:: Objective ::
Print the listing from its top line through the line containing "from matplotlib.ticker import", nothing more, and leave out the pictures.

:: Stored data ::
/---
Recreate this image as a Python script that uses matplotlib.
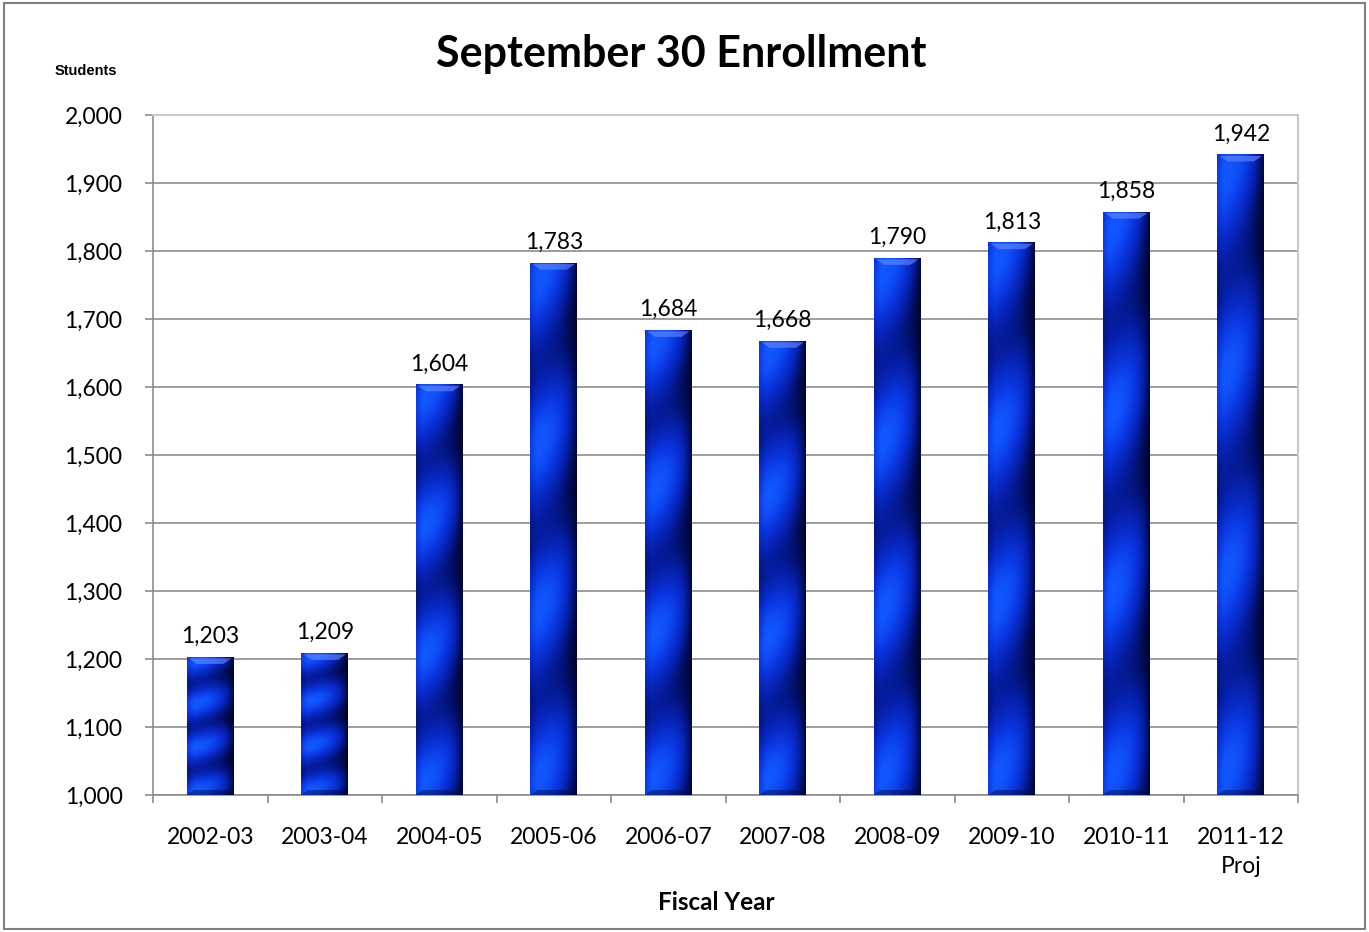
import matplotlib
matplotlib.use("Agg")
import matplotlib.pyplot as plt
import numpy as np
from matplotlib.colors import LinearSegmentedColormap
from matplotlib.patches import Rectangle, Polygon
from matplotlib.ticker import FuncFormatter, FixedLocator

# data
years = ["2002-03", "2003-04", "2004-05", "2005-06", "2006-07",
         "2007-08", "2008-09", "2009-10", "2010-11", "2011-12\nProj"]
students = [1203, 1209, 1604, 1783, 1684, 1668, 1790, 1813, 1858, 1942]
y_min, y_max, y_step = 1000, 2000, 100

plt.rcParams["font.family"] = ["Lato", "DejaVu Sans"]

fig = plt.figure(figsize=(13.69, 9.32), dpi=100)
ax = fig.add_axes([0.1118, 0.147, 0.8364, 0.7296])

# outer frame of the chart
fig.patches.append(Rectangle((0.003, 0.003), 0.994, 0.994, transform=fig.transFigure,
                             fill=False, edgecolor="#7f7f7f", linewidth=1.5))

# glossy blue gradient for the bars
cmap = LinearSegmentedColormap.from_list(
    "glossblue", ["#00010a", "#000c58", "#0620ac", "#0a36e0", "#1258ff"])

x = np.arange(len(years))
width = 0.41
bars = ax.bar(x, [v - y_min for v in students], width, bottom=y_min,
              facecolor="none", edgecolor="none", zorder=3)

u = np.linspace(0, 1, 60)
v = np.linspace(0, 1, 400)
U, V = np.meshgrid(u, v)
stripes = 0.5 + 0.5 * np.cos(2 * np.pi * 3.2 * (V - 0.09 * U) - 0.3)
side = (1 - 0.8 * U ** 3) * (0.8 + 0.2 * np.clip(U / 0.15, 0, 1))
tex = np.clip((0.46 + 0.54 * stripes) * side, 0, 1)

px = (y_max - y_min) / 680.0  # data units per pixel
for b in bars:
    x0, w = b.get_x(), b.get_width()
    top = b.get_y() + b.get_height()
    im = ax.imshow(tex, extent=[x0, x0 + w, y_min, top], origin="lower",
                   cmap=cmap, vmin=0, vmax=1, aspect="auto", zorder=3,
                   interpolation="bilinear")
    im.set_clip_path(b)
    # top bevel
    bh = 7 * px
    ax.add_patch(Polygon([[x0 + w * 0.05, top - 1.5 * px], [x0 + w * 0.95, top - 1.5 * px],
                          [x0 + w * 0.78, top - bh], [x0 + w * 0.22, top - bh]], closed=True,
                         facecolor="#6a8cff", alpha=0.6, edgecolor="none", zorder=4))
    # bottom shading
    ax.add_patch(Polygon([[x0, y_min], [x0 + w, y_min], [x0 + w * 0.85, y_min + 5 * px],
                          [x0 + w * 0.15, y_min + 5 * px]], closed=True,
                         facecolor="#000a40", alpha=0.45, edgecolor="none", zorder=4))

for xi, val in zip(x, students):
    ax.annotate("{:,}".format(val), (xi, val), xytext=(0, 7), textcoords="offset points",
                ha="center", va="bottom", fontsize=16.5, color="black", zorder=5)

ax.set_xlim(-0.5, len(years) - 0.5)
ax.set_ylim(y_min, y_max)

ax.set_yticks(np.arange(y_min, y_max + 1, y_step))
ax.yaxis.set_major_formatter(FuncFormatter(lambda val, pos: "{:,.0f}".format(val)))
ax.yaxis.grid(True, color="#8c8c8c", linewidth=1.2, zorder=0)
ax.set_axisbelow(True)

ax.set_xticks(x)
ax.set_xticklabels(years, linespacing=1.5)
ax.xaxis.set_minor_locator(FixedLocator(np.arange(-0.5, len(years), 1.0)))
ax.tick_params(axis="x", which="major", length=0, pad=23, labelsize=16.5)
ax.tick_params(axis="x", which="minor", length=6, width=1.2, color="#8c8c8c")
ax.tick_params(axis="y", length=6, width=1.2, color="#8c8c8c", pad=16, labelsize=16.5)

for s in ["left", "bottom"]:
    ax.spines[s].set_color("#8c8c8c")
    ax.spines[s].set_linewidth(1.2)
for s in ["top", "right"]:
    ax.spines[s].set_color("#c8c8c8")
    ax.spines[s].set_linewidth(1.5)

fig.text(0.4975, 0.942, "September 30 Enrollment", ha="center", va="center",
         fontsize=31, fontweight="bold")
fig.text(0.0625, 0.924, "Students", ha="center", va="center",
         fontsize=10.5, fontweight="bold", family="Liberation Sans")
fig.text(0.5235, 0.032, "Fiscal Year", ha="center", va="center",
         fontsize=17.5, fontweight="bold")

fig.savefig("out.png", dpi=100)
\---
:: Reply to the exercise ::
Recreate this image as a Python script that uses matplotlib.
import matplotlib
matplotlib.use("Agg")
import matplotlib.pyplot as plt
import numpy as np
from matplotlib.colors import LinearSegmentedColormap
from matplotlib.patches import Rectangle, Polygon
from matplotlib.ticker import FuncFormatter, FixedLocator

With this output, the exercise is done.